Piñata Fairy Tale: Satire of Evansville Common Council
This satire exists to mock the hubris of comparing the hardship of high utility bills to sitting on ass listening to people demand change.
In Spring 2022, Councilman Ron Beane said that the Evansville Common Council is "not a piñata." Indeed, it is not. While I don't know if they are full of candy, I do know that their defensiveness in response to pointed public comment about high utility bills indicates at least one guilty conscience in existence amongst the Common Councilors.
And what is a fairy tale without a fairy and villains? "Piñata Fairy Tale" has all of that, including an Energy Company that buys corpses--even a half-corpse.
Here is my public comment at the Evansville Common Council from March 28, 2022:
Since you Common Councilors don't respond well to non-fiction accounts of hardship, ALLOW me to tell you a fairy tale.
Once upon a time, a lonely Piñata cried out into the cold night, “Why? Oh, why did they evict me? Now I can't rent anywhere! So ice-cold.”
“Who needs ice?” inquired the Yellow Fairy from nearby.
“Not everything's about drugs,” the Piñata sighed—hoping that today could be rock-bottom, so this torture of homelessness would soon end.
Seconds turned into days. The Piñata couldn't go on outdoors without sustenance. He began to sell his body to pay for a motel room and more. Gram by gram, point by point. The Piñata thought he maintained his integrity by pulling lumps of coal out of his bellybutton, until the coal was gone.
The Piñata cashed in his diamond teeth. He “donated” his turquoise back panels and consulted with the Yellow Fairy many times over his months of nitrous oxide abuse at the motel.

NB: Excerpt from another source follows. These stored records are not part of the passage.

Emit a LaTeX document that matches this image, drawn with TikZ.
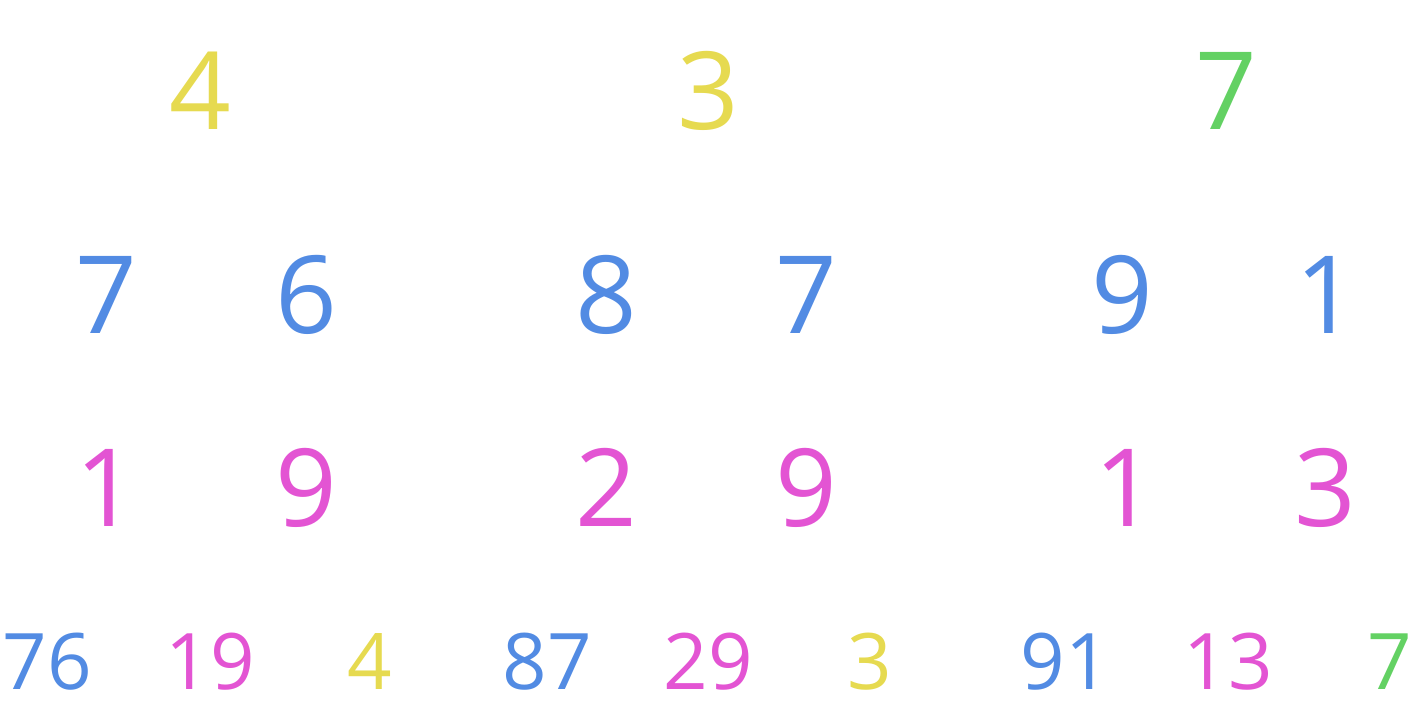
\documentclass[tikz,border=0pt]{standalone}
\usepackage{fontspec}
\setmainfont{Open Sans}
\usepackage{tikz}
\definecolor{dyellow}{HTML}{E6DA50}
\definecolor{dblue}{HTML}{528BE3}
\definecolor{dpink}{HTML}{E354D3}
\definecolor{dgreen}{HTML}{63D163}
\tikzset{
  big/.style={anchor=base,inner sep=0pt,font=\fontsize{54}{54}\selectfont},
  small/.style={anchor=base,inner sep=0pt,font=\fontsize{39}{39}\selectfont}
}

\begin{document}
\begin{tikzpicture}[x=0.5pt,y=-0.5pt]
\useasboundingbox (0,0) rectangle (1416,708);
% top row
\node[big,text=dyellow] (ta) at (200,129) {4};
\node[big,text=dyellow] (tb) at (708,129) {3};
\node[big,text=dgreen] (tc) at (1226,129) {7};
% second row
\node[big,text=dblue] (ma1) at (106,333) {7};
\node[big,text=dblue] (ma2) at (306,333) {6};
\node[big,text=dblue] (mb1) at (606,333) {8};
\node[big,text=dblue] (mb2) at (806,333) {7};
\node[big,text=dblue] (mc1) at (1122,333) {9};
\node[big,text=dblue] (mc2) at (1326,333) {1};
% third row
\node[big,text=dpink] (la1) at (106,526) {1};
\node[big,text=dpink] (la2) at (306,526) {9};
\node[big,text=dpink] (lb1) at (606,526) {2};
\node[big,text=dpink] (lb2) at (806,526) {9};
\node[big,text=dpink] (lc1) at (1125,526) {1};
\node[big,text=dpink] (lc2) at (1325,526) {3};
% bottom row
\node[small,text=dblue] (ba1) at (47,689) {76};
\node[small,text=dpink] (ba2) at (210,689) {19};
\node[small,text=dyellow] (ba3) at (370,689) {4};
\node[small,text=dblue] (bb1) at (547,689) {87};
\node[small,text=dpink] (bb2) at (708,689) {29};
\node[small,text=dyellow] (bb3) at (870,689) {3};
\node[small,text=dblue] (bc1) at (1065,689) {91};
\node[small,text=dpink] (bc2) at (1228,689) {13};
\node[small,text=dgreen] (bc3) at (1390,689) {7};
\end{tikzpicture}
\end{document}
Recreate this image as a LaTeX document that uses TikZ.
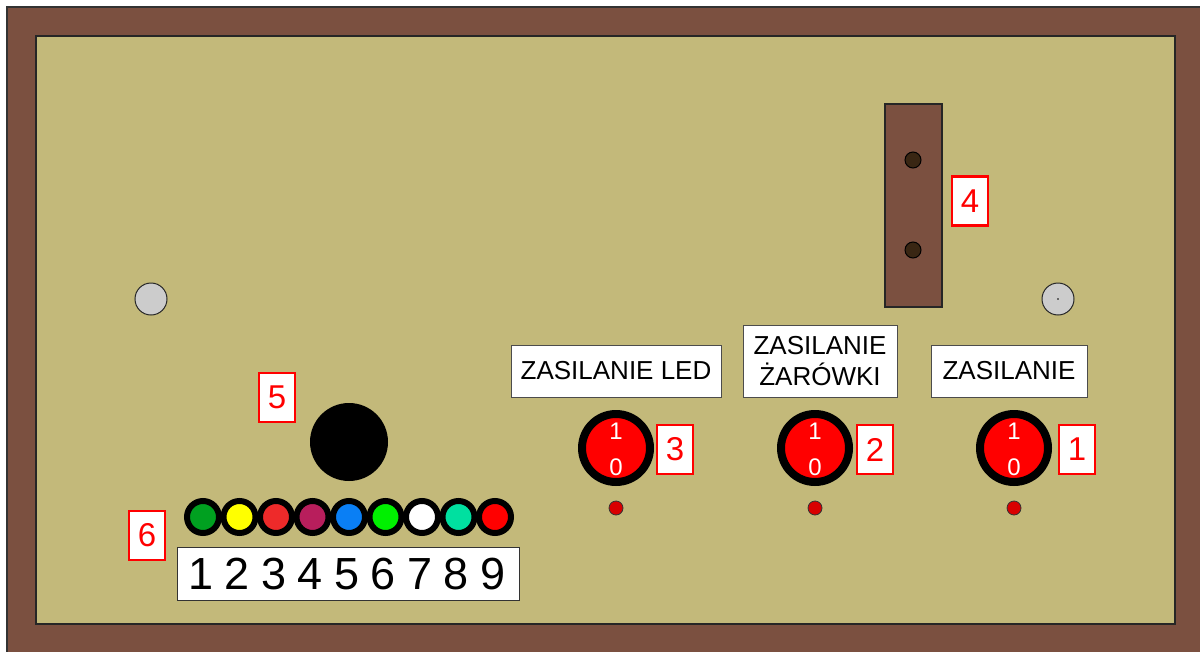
\documentclass[tikz,border=0pt]{standalone}
\usepackage{fontspec}
\setmainfont{Liberation Sans}
\begin{document}
\begin{tikzpicture}[x=1pt,y=-1pt,
  lbl/.style={draw=black!70,fill=white,line width=1pt,font=\fontsize{26}{31}\selectfont,inner sep=0pt,align=center},
  tag/.style={draw=red,fill=white,line width=2.8pt,text=red,font=\fontsize{33}{33}\selectfont,minimum width=36pt,minimum height=49pt,inner sep=0pt},
  knob/.style={circle,draw=black,fill=red,line width=8pt,minimum size=68pt,inner sep=0pt},
  ledsmall/.style={circle,draw=black!80,fill=red!85!black,line width=0.8pt,minimum size=14pt,inner sep=0pt},
  led/.style={circle,draw=black,line width=6pt,minimum size=32pt,inner sep=0pt},
  screw/.style={circle,draw=black!85,fill=black!20,line width=1pt,minimum size=32pt,inner sep=0pt},
  hole/.style={circle,draw=black,fill=brown!30!black,line width=1pt,minimum size=16pt,inner sep=0pt},
  knobtxt/.style={text=white,font=\fontsize{24}{24}\selectfont,inner sep=0pt}]
\definecolor{frame}{HTML}{7B5040}
\definecolor{board}{HTML}{C3B97A}
\definecolor{block}{HTML}{7B5040}
\useasboundingbox (0,0) rectangle (1200,651);
\fill[white] (0,0) rectangle (1200,651);
\draw[fill=frame,draw=black!80,line width=1.5pt] (7,7) rectangle (1210,660);
\draw[fill=board,draw=black!85,line width=2pt] (36,36) rectangle (1175,624);
% screws
\node[screw] (s1) at (151,299) {};
\node[screw] (s2) at (1058,299) {};
\fill[black] (s2.center) circle (0.9);
% brown block
\node[draw=black!85,fill=block,line width=1.2pt,minimum width=57pt,minimum height=203pt,inner sep=0pt] (blk) at (913.5,205.5) {};
\node[hole] (h1) at (913,160) {};
\node[hole] (h2) at (913,250) {};
\node[tag] (t4) at (970,201) {4};
% labels
\node[lbl,minimum width=210pt,minimum height=52pt] (l3) at (616,371) {ZASILANIE LED};
\node[lbl,minimum width=154pt,minimum height=72pt] (l2) at (820,361) {ZASILANIE\\ŻARÓWKI};
\node[lbl,minimum width=156pt,minimum height=52pt] (l1) at (1009,371) {ZASILANIE};
% knobs
\foreach \n/\x in {3/616,2/815,1/1014}{
  \node[knob] (k\n) at (\x,448) {};
  \node[knobtxt] (k\n a) at (\x,431) {1};
  \node[knobtxt] (k\n b) at (\x,467) {0};
  \node[ledsmall] (d\n) at (\x,508) {};
}
\node[tag] (t3) at (675,449.5) {3};
\node[tag] (t2) at (875,449.5) {2};
\node[tag] (t1) at (1077,449.5) {1};
% speaker
\node[circle,fill=black,minimum size=78pt,inner sep=0pt] (spk) at (349,442) {};
\node[tag] (t5) at (277,397.5) {5};
% LED row
\node[draw=black!80,fill=white,line width=1pt,minimum width=342pt,minimum height=53pt,inner sep=0pt] (nums) at (348,573.5) {};
\foreach \i/\c in {1/00A020,2/FFFF00,3/EE2A2A,4/B81E5C,5/0A7FF5,6/00F000,7/FFFFFF,8/00E0A0,9/FF0000}{
  \definecolor{ledc}{HTML}{\c}
  \node[led,fill=ledc] (led\i) at ({203+36.5*(\i-1)},517) {};
  \node[font=\fontsize{45}{45}\selectfont,inner sep=0pt] (n\i) at ({201+36.5*(\i-1)},574) {\i};
}
\node[tag] (t6) at (147,535.5) {6};
\end{tikzpicture}
\end{document}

Near the end, the Piñata's left star-sapphire eye turned into NOS. “NOS!!!” he squealed, all jacked up on a Monday night, crying from one eye and bleeding silicone grease from the other. One starry eye remained.
Natural gas remained, too, pumping in the Piñata's steel pipelines through his rusty cast iron heart. His rare-earth mineral brain shuddered at the thought of selling himself again. Half-blind, he refused the Elf's requests. “Oh, come on. Just let off a little 'steam.' The Energy Company will pay you handsomely.”
“It's not steam, you ignorant vampire. It's my heat, my energy, MY PRECIOUS!” moaned the Piñata. He needed NOS soon or would get sick. “Fine, take a little bit, but not too much.” The Elf sucked natural gas from the Piñata's pipeline, happy to get a taste of the action. Then the Piñata got higher than high due to low gas pressure. He slumped back into a bejeweled chair. “I said not too much...”
The Yellow Fairy played with her NOS canister and passed it to the Elf. They laughed as the Piñata expired, then the Elf fell to the floor from the spiked NOS. That last huff was killer. She plugged them up and sold the corpse-and-a-half to the Energy Company for scrap and experimentation.
Rest in power, Piñata, since you are the power now.